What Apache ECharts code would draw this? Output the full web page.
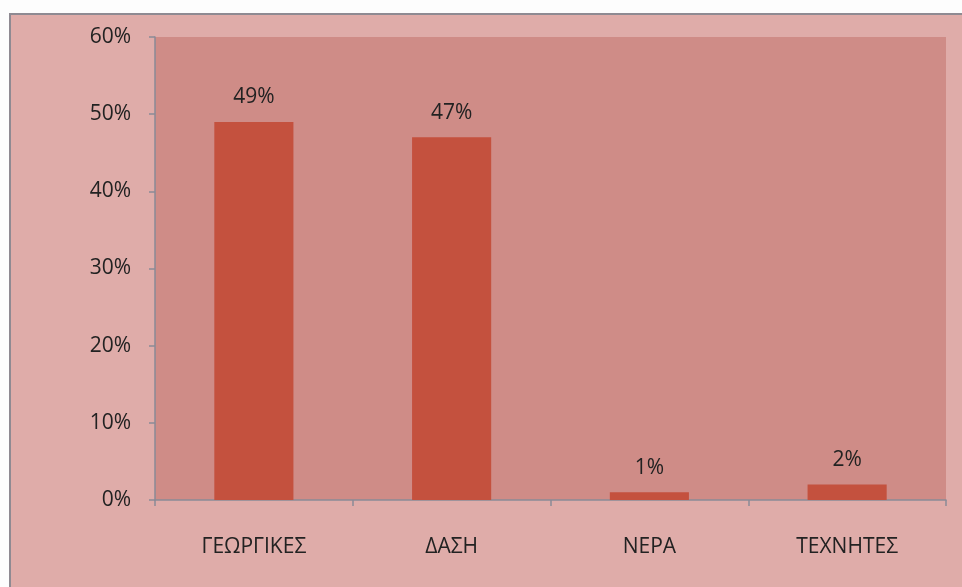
<!DOCTYPE html>
<html>
<head>
<meta charset="utf-8">
<style>
  html, body { margin: 0; padding: 0; background: #fdfdfd; }
  #chart { width: 962px; height: 587px; }
</style>
<script src="https://cdn.jsdelivr.net/npm/echarts@6/dist/echarts.min.js"></script>
</head>
<body>
<div id="chart"></div>
<script>
// Land-use shares by category
const categories = ['ΓΕΩΡΓΙΚΕΣ', 'ΔΑΣΗ', 'ΝΕΡΑ', 'ΤΕΧΝΗΤΕΣ'];
const shares = [0.49, 0.47, 0.01, 0.02];
const yTicks = { min: 0, max: 0.6, step: 0.1 };

const FONT = '"Open Sans", "Noto Sans", sans-serif';
const pct = v => Math.round(v * 100) + '%';

const chart = echarts.init(document.getElementById('chart'), null, { renderer: 'canvas' });
chart.setOption({
  backgroundColor: '#fdfdfd',
  animation: false,
  graphic: [{
    type: 'rect',
    z: -10,
    shape: { x: 10, y: 14, width: 960, height: 580 },
    style: { fill: '#dfaca9', stroke: '#8f8a92', lineWidth: 2 }
  }],
  grid: {
    left: 155, right: 16, top: 37, bottom: 87,
    show: true, backgroundColor: '#cf8c87', borderWidth: 0
  },
  xAxis: {
    type: 'category',
    data: categories,
    axisLine: { lineStyle: { color: '#8a8a96', width: 1.5 } },
    axisTick: { show: true, length: 6, alignWithLabel: false, lineStyle: { color: '#8a8a96', width: 1.5 } },
    axisLabel: { color: '#222', fontSize: 21, fontFamily: FONT, margin: 37 }
  },
  yAxis: {
    type: 'value',
    min: yTicks.min, max: yTicks.max, interval: yTicks.step,
    splitLine: { show: false },
    axisLine: { show: true, lineStyle: { color: '#8a8a96', width: 1.5 } },
    axisTick: { show: true, length: 6, lineStyle: { color: '#8a8a96', width: 1.5 } },
    axisLabel: { color: '#222', fontSize: 21, fontFamily: FONT, margin: 24, formatter: pct }
  },
  series: [{
    type: 'bar',
    data: shares,
    barWidth: '40%',
    itemStyle: { color: '#c4513e' },
    label: {
      show: true, position: 'top', distance: 14,
      color: '#222', fontSize: 21, fontFamily: FONT,
      formatter: p => pct(p.value)
    }
  }]
});
</script>
</body>
</html>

Task details → Output the lines above in full and exactly as given, omitting any pictures.

The answer →
What Apache ECharts code would draw this? Output the full web page.
<!DOCTYPE html>
<html>
<head>
<meta charset="utf-8">
<style>
  html, body { margin: 0; padding: 0; background: #fdfdfd; }
  #chart { width: 962px; height: 587px; }
</style>
<script src="https://cdn.jsdelivr.net/npm/echarts@6/dist/echarts.min.js"></script>
</head>
<body>
<div id="chart"></div>
<script>
// Land-use shares by category
const categories = ['ΓΕΩΡΓΙΚΕΣ', 'ΔΑΣΗ', 'ΝΕΡΑ', 'ΤΕΧΝΗΤΕΣ'];
const shares = [0.49, 0.47, 0.01, 0.02];
const yTicks = { min: 0, max: 0.6, step: 0.1 };

const FONT = '"Open Sans", "Noto Sans", sans-serif';
const pct = v => Math.round(v * 100) + '%';

const chart = echarts.init(document.getElementById('chart'), null, { renderer: 'canvas' });
chart.setOption({
  backgroundColor: '#fdfdfd',
  animation: false,
  graphic: [{
    type: 'rect',
    z: -10,
    shape: { x: 10, y: 14, width: 960, height: 580 },
    style: { fill: '#dfaca9', stroke: '#8f8a92', lineWidth: 2 }
  }],
  grid: {
    left: 155, right: 16, top: 37, bottom: 87,
    show: true, backgroundColor: '#cf8c87', borderWidth: 0
  },
  xAxis: {
    type: 'category',
    data: categories,
    axisLine: { lineStyle: { color: '#8a8a96', width: 1.5 } },
    axisTick: { show: true, length: 6, alignWithLabel: false, lineStyle: { color: '#8a8a96', width: 1.5 } },
    axisLabel: { color: '#222', fontSize: 21, fontFamily: FONT, margin: 37 }
  },
  yAxis: {
    type: 'value',
    min: yTicks.min, max: yTicks.max, interval: yTicks.step,
    splitLine: { show: false },
    axisLine: { show: true, lineStyle: { color: '#8a8a96', width: 1.5 } },
    axisTick: { show: true, length: 6, lineStyle: { color: '#8a8a96', width: 1.5 } },
    axisLabel: { color: '#222', fontSize: 21, fontFamily: FONT, margin: 24, formatter: pct }
  },
  series: [{
    type: 'bar',
    data: shares,
    barWidth: '40%',
    itemStyle: { color: '#c4513e' },
    label: {
      show: true, position: 'top', distance: 14,
      color: '#222', fontSize: 21, fontFamily: FONT,
      formatter: p => pct(p.value)
    }
  }]
});
</script>
</body>
</html>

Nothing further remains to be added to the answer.